Two Types of Fair Lending Violations
When an examiner conducts a fair lending examination of a creditor, they are generally going to follow the FFIEC interagency fair lending examination procedures. To explain, the FFIEC - or “federal financial institutions examination council” - is a joint agency where all of the different regulators work together to create uniform and standard examination procedures that will be used by each regulatory agency. This joint effort ensures that every creditor is examined in a somewhat similar way.
The interagency fair lending examination procedures explain that there are essentially two types of fair lending violations recognized by the courts: Disparate impact and disparate treatment. While disparate impact is pretty straight forward (for now), disparate treatment actually contains two different types of discrimination:
Disparate impact occurs when a lender applies a racially or otherwise neutral policy or practice equally to all credit applicants, but the policy or practice disproportionately excludes or burdens certain persons on a prohibited basis. Under the current regulatory framework, disparate impact can occur even if a creditor does not intentionally discriminate, but the result of an arbitrary policy excludes or burdens individuals of a protected class.
Comparative vs Overt Disparate Treatment
Disparate treatment occurs when a protected class applicant is treated differently than other applicant during any part of the credit process. Specifically, the courts have recognized two different types of disparate treatment: comparative evidence of disparate treatment and overt evidence of disparate treatment. Organizations who understand the difference between comparative vs overt disparate treatment will be able to better mitigate the risks associated with each type of discrimination.
Comparative Evidence of Disparate Treatment
Comparative evidence of disparate treatment occurs when a protected class applicant is treated less favorably than other applicants and is typically discovered through a comparative analysis during a fair lending examination. A comparative analysis is a method used by examiners to compare protected class applicants with control group applicants. For example, a comparative analysis may compare the best (marginal) denials against the worst (marginal) approvals. In this case, the comparative analysis would be comparing the denials that barely didn’t make it to the approvals that were barely approved - and then identifying any overlaps or inconsistencies between the two.

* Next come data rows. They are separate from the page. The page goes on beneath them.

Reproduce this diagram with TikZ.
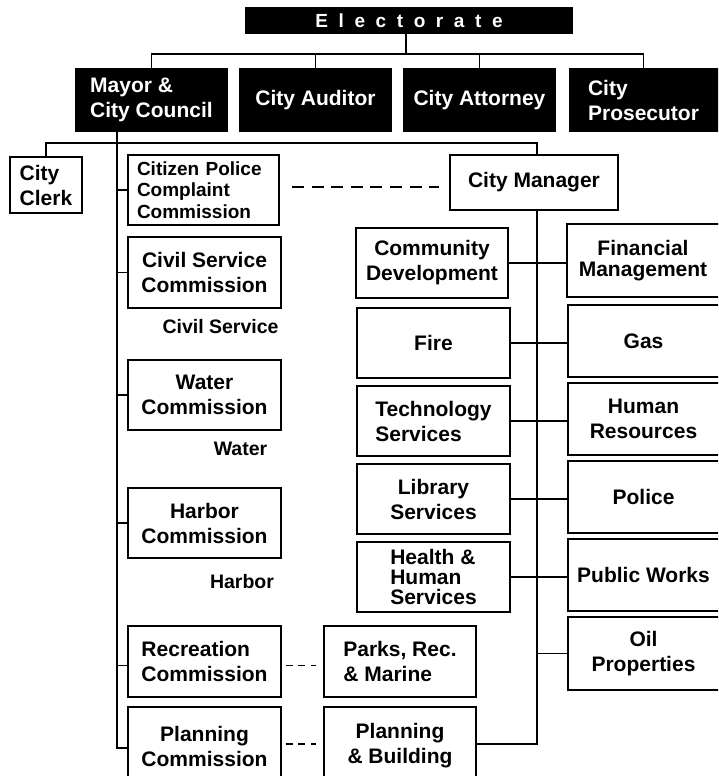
\documentclass[tikz,border=0pt]{standalone}
\usepackage{fontspec}
\setmainfont{Liberation Sans}
\newcommand{\lsp}{\hspace{10.6pt}}
\begin{document}
\begin{tikzpicture}[x=1pt,y=-1pt,
  ln/.style={line width=1.8pt},
  box/.style={draw, line width=1.8pt, inner sep=0pt, align=center,
    font=\fontsize{21}{25}\selectfont\bfseries},
  rbox/.style={box, draw=none},
  bbox/.style={fill=black, text=white, inner sep=0pt, align=left,
    font=\fontsize{21}{25}\selectfont\bfseries},
  lab/.style={inner sep=0pt, font=\fontsize{19.5}{22}\selectfont\bfseries},
  dsh/.style={ln, dash pattern=on 12pt off 7.6pt},
  dshs/.style={ln, dash pattern=on 7pt off 5.5pt},
  line join=miter]
\useasboundingbox (0,0) rectangle (718,776);
\clip (0,0) rectangle (718,776);

% top row
\node[bbox, minimum width=328pt, minimum height=27pt,
  font=\fontsize{19}{21}\selectfont\bfseries] (el) at (409,20.5)
  {E\lsp l\lsp e\lsp c\lsp t\lsp o\lsp r\lsp a\lsp t\lsp e};
\node[bbox, minimum width=153pt, minimum height=64pt] (mayor) at (151.5,100) {Mayor \&\\City Council};
\node[bbox, minimum width=153pt, minimum height=64pt] (aud) at (315.5,100) {City Auditor};
\node[bbox, minimum width=153pt, minimum height=64pt] (att) at (479.5,100) {City Attorney};
\node[bbox, minimum width=149pt, minimum height=64pt] (pros) at (643.5,100) {City\\Prosecutor};
\fill ([xshift=-1pt]pros.north east) rectangle ([xshift=12pt]pros.south east);

% second level
\node[box, minimum width=72pt, minimum height=56pt, align=left] (clerk) at (46,185) {City\\Clerk};
\node[box, text width=133pt, inner xsep=9pt, inner ysep=0pt, minimum height=70pt, align=left,
  font=\fontsize{19}{21.5}\selectfont\bfseries] (cit) at (203.5,190) {Citizen Police\\Complaint\\Commission};
\node[box, minimum width=168pt, minimum height=55pt] (mgr) at (534,182.5) {City Manager};

% commissions
\node[box, minimum width=153pt, minimum height=71pt] (civ) at (204.5,272.5) {Civil Service\\Commission};
\node[box, minimum width=153pt, minimum height=70pt] (wat) at (204.5,395) {Water\\Commission};
\node[box, minimum width=153pt, minimum height=70pt] (har) at (204.5,523) {Harbor\\Commission};
\node[box, minimum width=153pt, minimum height=71pt, align=left] (rec) at (204.5,661.5) {Recreation\\Commission};
\node[box, minimum width=153pt, minimum height=78pt] (pc) at (204.5,746) {Planning\\Commission};
\node[box, minimum width=152pt, minimum height=71pt, align=left] (prk) at (400,661.5) {Parks, Rec.\\\& Marine};
\node[box, minimum width=152pt, minimum height=78pt] (pb) at (400,746) {Planning\\\& Building};

\node[lab] (lcs) at (220.5,327) {Civil Service};
\node[lab] (lw) at (240.5,449) {Water};
\node[lab] (lh) at (242,582) {Harbor};

% departments, left column
\node[box, minimum width=152pt, minimum height=70pt] (cd) at (432,263) {Community\\Development};
\node[box, minimum width=153pt, minimum height=70pt] (fire) at (433.5,343) {Fire};
\node[box, minimum width=153pt, minimum height=70pt, align=left] (tech) at (433.5,421) {Technology\\Services};
\node[box, minimum width=153pt, minimum height=70pt] (lib) at (433.5,499) {Library\\Services};
\node[box, minimum width=153pt, minimum height=70pt, align=left,
  font=\fontsize{21}{20}\selectfont\bfseries] (hhs) at (433.5,577) {Health \&\\Human\\Services};

% departments, right column (cut off by the right edge)
\node[rbox, minimum width=150pt, minimum height=71pt,
  font=\fontsize{21}{21.5}\selectfont\bfseries] (fin) at (643,260.5) {Financial\\Management};
\node[rbox, minimum width=149pt, minimum height=70pt] (gas) at (643.5,341) {Gas};
\node[rbox, minimum width=149pt, minimum height=70pt] (hr) at (643.5,419) {Human\\Resources};
\node[rbox, minimum width=149pt, minimum height=70pt] (pol) at (643.5,497) {Police};
\node[rbox, minimum width=149pt, minimum height=70pt] (pw) at (643.5,575) {Public Works};
\node[rbox, minimum width=149pt, minimum height=71pt] (oil) at (643.5,653.5) {Oil\\Properties};
\foreach \n in {fin,gas,hr,pol,pw,oil}
  \draw[ln] ([xshift=15pt]\n.north east) -- (\n.north west) -- (\n.south west) -- ([xshift=15pt]\n.south east);

% connectors, top
\coordinate (bus) at (0,54);
\coordinate (els) at ([xshift=-3pt]el.south);
\draw[ln] (els) -- (els |- bus);
\draw[ln] (mayor.north) -- (mayor.north |- bus) -- (pros.north |- bus) -- (pros.north);
\draw[ln] (aud.north) -- (aud.north |- bus);
\draw[ln] (att.north) -- (att.north |- bus);

% mayor trunk
\coordinate (mtr) at ([xshift=-34.5pt]mayor.south);
\coordinate (bus2) at (0,143);
\coordinate (mtk) at ([xshift=3pt]mgr.south);
\coordinate (mtn) at ([xshift=3pt]mgr.north);
\draw[ln] (clerk.north) -- (clerk.north |- bus2) -- (mtn |- bus2) -- (mtn);
\coordinate (pcw) at ([yshift=-2pt]pc.west);
\draw[ln] (mtr) -- (mtr |- pcw) -- (pcw);
\foreach \n in {cit,civ,wat,har}
  \draw[ln] (\n.west) -- (\n.west -| mtr);
\coordinate (recw) at ([yshift=-4pt]rec.west);
\draw[ln] (recw) -- (recw -| mtr);

% dashed links
\draw[dsh] ([xshift=12pt,yshift=3pt]cit.east) -- ([xshift=-10pt,yshift=3pt]cit.east -| mgr.west);
\draw[dshs] ([xshift=4pt,yshift=-4pt]rec.east) -- ([xshift=-7pt,yshift=-4pt]prk.west);
\draw[dshs] ([xshift=4pt,yshift=2pt]pc.east) -- ([xshift=-7pt,yshift=2pt]pb.west);

% manager trunk
\coordinate (pbe) at ([yshift=2pt]pb.east);
\draw[ln] (mtk) -- (mtk |- pbe) -- (pbe);
\foreach \l/\r in {cd/fin,fire/gas,tech/hr,lib/pol,hhs/pw}
  \draw[ln] (\l.east) -- (\l.east -| \r.west);
\draw[ln] (oil.west) -- (oil.west -| mtk);
\end{tikzpicture}
\end{document}
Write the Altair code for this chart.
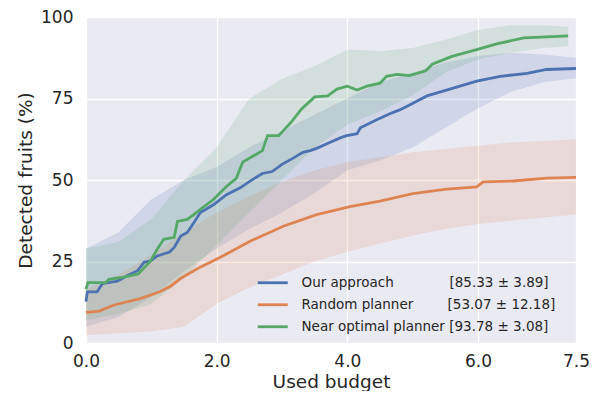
import altair as alt
import pandas as pd

# ---- data ----
lab_blue = "Our approach" + "\u00a0" * 13 + "[85.33 ± 3.89]"
lab_orange = "Random planner" + "\u00a0" * 8 + "[53.07 ± 12.18]"
lab_green = "Near optimal planner [93.78 ± 3.08]"
series_labels = [lab_blue, lab_orange, lab_green]
series_colors = ["#4C72B0", "#DD8452", "#55A868"]

blue_x = [0, 0.02, 0.17, 0.25, 0.48, 0.63, 0.79, 0.89, 0.99, 1.09, 1.28, 1.35, 1.45, 1.55, 1.65,
          1.75, 1.95, 2.15, 2.36, 2.5, 2.7, 2.85, 3.0, 3.17, 3.32, 3.43, 3.53, 3.73, 3.9, 3.99,
          4.15, 4.2, 4.45, 4.65, 4.8, 4.9, 5.22, 5.62, 5.98, 6.34, 6.75, 7.05, 7.5]
blue_y = [12.7, 15.7, 15.7, 18.2, 19, 20.6, 22.2, 24.8, 25.2, 26.7, 27.9, 29.3, 32.8, 33.9, 36.9,
          40, 42.4, 45.5, 47.6, 49.5, 52, 52.6, 54.8, 56.7, 58.5, 59, 59.7, 61.5, 63, 63.6,
          64.2, 66, 68.5, 70.3, 71.5, 72.5, 75.8, 78.2, 80.3, 81.8, 82.7, 83.9, 84.2]

orange_x = [0, 0.2, 0.41, 0.6, 0.83, 1.13, 1.3, 1.44, 1.74, 2.05, 2.51, 3.02, 3.53, 4.04, 4.5,
            5.0, 5.52, 5.98, 6.08, 6.54, 7.05, 7.5]
orange_y = [9.4, 9.8, 11.5, 12.5, 13.6, 15.7, 17.5, 19.7, 23.2, 26.2, 31.2, 35.8, 39.4, 41.8, 43.5,
            45.8, 47.2, 47.9, 49.4, 49.7, 50.6, 50.8]

green_x = [0, 0.03, 0.3, 0.35, 0.6, 0.8, 0.99, 1.09, 1.19, 1.35, 1.4, 1.55, 1.65, 1.75, 1.95,
           2.15, 2.3, 2.4, 2.7, 2.78, 2.95, 3.15, 3.3, 3.5, 3.7, 3.84, 4.0, 4.15, 4.3, 4.5,
           4.6, 4.76, 4.95, 5.2, 5.3, 5.6, 5.98, 6.3, 6.7, 7.05, 7.38]
green_y = [16.5, 18.5, 18.5, 19.5, 20.3, 21.2, 25.2, 28.8, 31.8, 32.4, 37.3, 37.9, 39.4, 41, 44,
           48, 50.5, 55.5, 59, 63.6, 63.6, 68, 71.8, 75.5, 75.8, 77.9, 78.8, 77.6, 78.8, 79.7,
           81.8, 82.4, 82, 83.5, 85.5, 87.9, 90, 91.8, 93.6, 93.9, 94.2]

band_x = [0, 0.5, 1.0, 1.5, 2.0, 2.5, 3.0, 3.5, 4.0, 4.5, 5.0, 5.5, 6.0, 6.5, 7.0, 7.5]
green_band_x = [0, 0.5, 1.0, 1.5, 2.0, 2.5, 3.0, 3.5, 4.0, 4.5, 5.0, 5.5, 6.0, 6.5, 7.0, 7.38]
blue_lo = [5, 8, 14, 22, 29, 35, 40, 46, 53, 56, 60, 66, 72, 77, 80, 81.2]
blue_hi = [29, 34, 44, 50, 54, 60, 65, 70, 75, 80, 83, 86, 88, 89, 88.5, 87.5]
orange_lo = [2.4, 3, 3.5, 5, 12, 17, 21, 25, 28, 30.5, 33, 35, 36.5, 37.5, 38.5, 39.4]
orange_hi = [16.5, 21, 27, 34, 40, 45, 49.5, 53, 55.5, 57, 58.5, 59.5, 60.5, 61.5, 62, 62.5]
green_lo = [7, 9, 12, 20, 30, 40, 50, 60, 67, 71, 76, 83, 87, 89, 90.5, 91]
green_hi = [29, 31, 38, 50, 60, 75, 81, 85, 90, 89.5, 90.5, 93, 96, 97.5, 97.5, 97]

x_ticks = [0, 2, 4, 6, 7.5]
y_ticks = [0, 25, 50, 75, 100]

# ---- tables ----
lines = pd.concat([
    pd.DataFrame({"x": blue_x, "y": blue_y, "series": lab_blue}),
    pd.DataFrame({"x": orange_x, "y": orange_y, "series": lab_orange}),
    pd.DataFrame({"x": green_x, "y": green_y, "series": lab_green}),
], ignore_index=True)
band_tables = [
    pd.DataFrame({"x": band_x, "lo": blue_lo, "hi": blue_hi}),
    pd.DataFrame({"x": band_x, "lo": orange_lo, "hi": orange_hi}),
    pd.DataFrame({"x": green_band_x, "lo": green_lo, "hi": green_hi}),
]

xscale = alt.Scale(domain=[0, 7.5], nice=False, zero=False)
yscale = alt.Scale(domain=[0, 100], nice=False)
xaxis = alt.Axis(values=x_ticks, format=".1f", title="Used budget", labelPadding=10,
                 titlePadding=3, grid=True, labelFlush=False)
yaxis = alt.Axis(values=y_ticks, title="Detected fruits (%)", labelPadding=13,
                 titlePadding=5, grid=True, labelFlush=False)

band_layers = [
    alt.Chart(tbl).mark_area(opacity=0.16, color=col).encode(
        x=alt.X("x:Q", scale=xscale, axis=xaxis),
        y=alt.Y("lo:Q", scale=yscale, axis=yaxis),
        y2="hi:Q",
    )
    for tbl, col in zip(band_tables, series_colors)
]

line_layer = alt.Chart(lines).mark_line(strokeWidth=2.8).encode(
    x=alt.X("x:Q", scale=xscale, axis=xaxis),
    y=alt.Y("y:Q", scale=yscale, axis=yaxis),
    color=alt.Color(
        "series:N",
        scale=alt.Scale(domain=series_labels, range=series_colors),
        legend=alt.Legend(
            title=None, orient="none", legendX=180, legendY=259,
            symbolType="M-3,0H3", symbolSize=100, symbolStrokeWidth=2.8,
            labelOffset=22, labelFontSize=13.5, labelLimit=400, labelColor="#262626",
            rowPadding=7, padding=0,
        ),
    ),
)

chart = alt.layer(*band_layers, line_layer).properties(
    width=490, height=326,
    autosize=alt.AutoSizeParams(type="none"),
    padding={"left": 78, "top": 9, "right": 19, "bottom": 48},
).configure(
    font="DejaVu Sans",
).configure_view(
    fill="#EAEAF2", stroke=None,
).configure_axis(
    domain=False, ticks=False, tickSize=0,
    gridColor="white", gridWidth=1.3, gridOpacity=1,
    labelFont="DejaVu Sans", titleFont="DejaVu Sans",
    labelFontSize=17, titleFontSize=18.5, titleFontWeight="normal",
    labelColor="#262626", titleColor="#262626",
)

chart.save("out.html", embed_options={"renderer": "svg", "actions": False})
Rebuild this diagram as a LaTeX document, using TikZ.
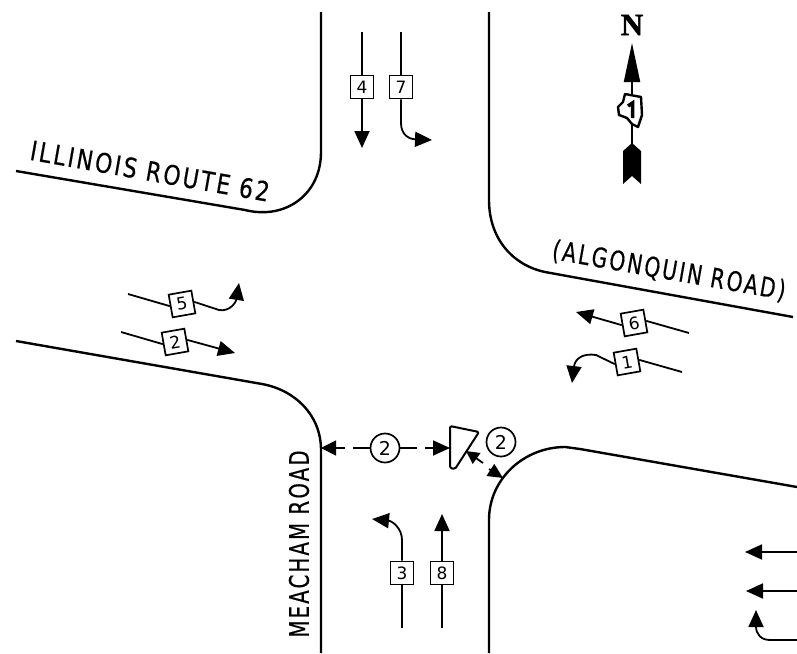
\documentclass[tikz,border=0pt]{standalone}
\usepackage{fontspec}
\setmainfont{DejaVu Sans}
\newfontfamily\roadfont[LetterSpace=11,FakeBold=0.5]{DejaVu Sans}
\newfontfamily\northfont[FakeBold=1.5]{Liberation Serif}
\usetikzlibrary{calc}
\usetikzlibrary{arrows.meta}
\tikzset{
  curb/.style={black, line width=2.4pt, line join=round},
  lead/.style={black, line width=1.8pt},
  move/.style={black, line width=1.8pt, -{Triangle[length=17pt,width=15pt]}},
  phase/.style={draw=black, line width=1.7pt, fill=white, minimum size=23pt, inner sep=0pt, font=\fontsize{17}{17}\selectfont},
  dist/.style={draw=black, line width=1.7pt, fill=white, circle, minimum size=29pt, inner sep=0pt, font=\fontsize{19}{19}\selectfont},
  roadname/.style={inner sep=0pt, font=\fontsize{27}{27}\selectfont\roadfont},
}
\begin{document}
\begin{tikzpicture} [x=1pt, y=-1pt]
\useasboundingbox (0,0) rectangle (797,653);

% curb lines
\draw[curb] (16,171)--(245,210) .. controls (285,220) and (321,195) .. (321,152)--(321,12);
\draw[curb] (489,12)--(489,200) .. controls (489,238) and (512,265) .. (545,272)--(793,317);
\draw[curb] (16,341)--(262,384) .. controls (295,390) and (321,415) .. (321,450)--(321,653);
\draw[curb] (489,653)--(489,520) .. controls (489,478) and (525,447) .. (565,447) -- (580,449)--(797,487);

\node[roadname, rotate=-10, xscale=.81] (routename) at (150,171) {ILLINOIS ROUTE 62};
\node[roadname, rotate=-10, xscale=.75] (algonquinname) at (669,271) {(ALGONQUIN ROAD)};
\node[roadname, rotate=90, xscale=.73] (meachamname) at (299,544) {MEACHAM ROAD};

% phase boxes
\foreach \lab/\px/\py/\ang in {4/362/87/0, 7/401/87/0, 5/182/304/10, 2/175/342/10, 6/634/323/10, 1/627/362/10, 3/402/573/0, 8/442/573/0}
  \node[phase, rotate=\ang] (ph\lab) at (\px,\py) {\lab};

% free ends
\coordinate (s4) at (362,32);
\coordinate (e4) at (362,148);
\coordinate (s7) at (401,32);
\coordinate (e7) at (432,140);
\coordinate (s5) at (128,294);
\coordinate (e5) at (239,283);
\coordinate (s2) at (121,332);
\coordinate (e2) at (235,353);
\coordinate (s6) at (689,333);
\coordinate (e6) at (576,312);
\coordinate (s1) at (682,372);
\coordinate (e1) at (572,383);
\coordinate (s3) at (402,628);
\coordinate (e3) at (372,519);
\coordinate (s8) at (442,628);
\coordinate (e8) at (442,514);

\draw[lead] (s4)--(ph4.north);
\draw[move] (ph4.south)--(e4);
\draw[lead] (s7)--(ph7.north);
\draw[move] (ph7.south)--(401,123) .. controls (401,134) and (408,139) .. (e7);
\draw[lead] (s5)--(ph5.west);
\draw[move] (ph5.east)--(219,310) .. controls (230,312) and (236,302) .. (e5);
\draw[lead] (s2)--(ph2.west);
\draw[move] (ph2.east)--(e2);
\draw[lead] (s6)--(ph6.east);
\draw[move] (ph6.west)--(e6);
\draw[lead] (s1)--(ph1.east);
\draw[move] (ph1.west)--(596,355) .. controls (584,353) and (575,358) .. (e1);
\draw[lead] (s3)--(ph3.south);
\draw[move] (ph3.north)--(402,540) .. controls (402,528) and (392,521) .. (e3);
\draw[lead] (s8)--(ph8.south);
\draw[move] (ph8.north)--(e8);

% right edge arrows
\coordinate (r1) at (797,552);
\coordinate (l1) at (745,552);
\coordinate (r2) at (797,591);
\coordinate (l2) at (746,591);
\coordinate (r3) at (797,640);
\coordinate (l3) at (756,610);
\draw[move] (r1)--(l1);
\draw[move] (r2)--(l2);
\draw[move] (r3)--(770,640) .. controls (761,640) and (756,634) .. (l3);

% signal head
\draw[black, line width=2pt, fill=white, line join=round, rounded corners=1.5pt] (450,426)--(479,432)--(455,469)--(450,468)--cycle;

% distances
\node[dist] (d1) at (385,448) {2};
\node[dist] (d2) at (501,442) {2};
\coordinate (c1) at (321,448);
\coordinate (c2) at (450,448);
\coordinate (c3) at (466,451);
\coordinate (c4) at (503,478);
\draw[lead, {Triangle[length=15pt,width=15pt]}-] (c1)--(345,448);
\draw[lead] (353,448)--(d1.west);
\draw[lead] (d1.east)--(417,448);
\draw[lead, -{Triangle[length=17pt,width=15pt]}] (425,448)--(c2);
\draw[lead, {Triangle[length=13pt,width=13pt]}-] (c3)--(483,463);
\draw[lead, -{Triangle[length=15pt,width=14pt]}] (489,469)--(c4);

% north arrow
\node[inner sep=0pt, font=\fontsize{31}{31}\selectfont\northfont\bfseries] (northlabel) at (632,25) {N};
\coordinate (ntip) at (632,43);
\coordinate (nfoot) at (632,145);
\draw[black, line width=2pt, -{Triangle[length=39pt,width=16pt]}] (nfoot)--(ntip);
\fill[black] (632,143)--(641,151)--(641,184)--(632,176)--(623,184)--(623,151)--cycle;
\draw[black, line width=2.4pt, fill=white, line join=round] (625,94)--(641,97)--(642,115)--(638,127)--(632,124)--(627,118)--(619,115)--(618,107)--(623,102)--cycle;
\draw[black, line width=3.5pt] (628,106)--(632.5,103)--(632.5,118);
\end{tikzpicture}
\end{document}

A comparative analysis may also focus on other underwriting terms such as pricing, fees, or credit terms.
Comparative evidence of disparate treatment often occurs when a creditor permits discretion in the underwriting process as discretion leads to inconsistencies. When all underwriting discretion is eliminated (such as is the case with some automated underwriting models), fair lending risk from comparative evidence of disparate treatment is significantly reduced.
Comparative evidence of disparate treatment is often not intentional (though it could be) as this type of discrimination is typically a result of lender discretion in the underwriting process - meaning that discretion results in inconsistencies in the approval and denial process. These inconsistencies then result in a protected class applicant receiving less favorable terms than a control group applicant.
The bottom line is that comparative evidence of disparate treatment occurs when a denied protected class applicant has substantially similar (or better) underwriting characteristics than a control group applicant who was approved by the creditor.
Overt Evidence of Disparate Treatment
Overt evidence of disparate treatment is a bit different than comparative evidence as overt evidence is typically a blatant statement of discrimination. For example, if a lender refuses to lend to women because he thinks that women can’t run a business, then this would be an example of overt evidence of disparate treatment. It is important to note, however, that overt evidence of disparate treatment does not require an applicant to receive less favorable terms - just the fact that a lender made overt statements can be enough evidence of disparate treatment.
Overt evidence typically occurs through verbal statements by lenders, but could also occur through written advertisements and other materials published by the creditor. For example, if an advertisement makes a statement that discourages applications from a specific protected class, then the advertisement could be considered disparate treatment.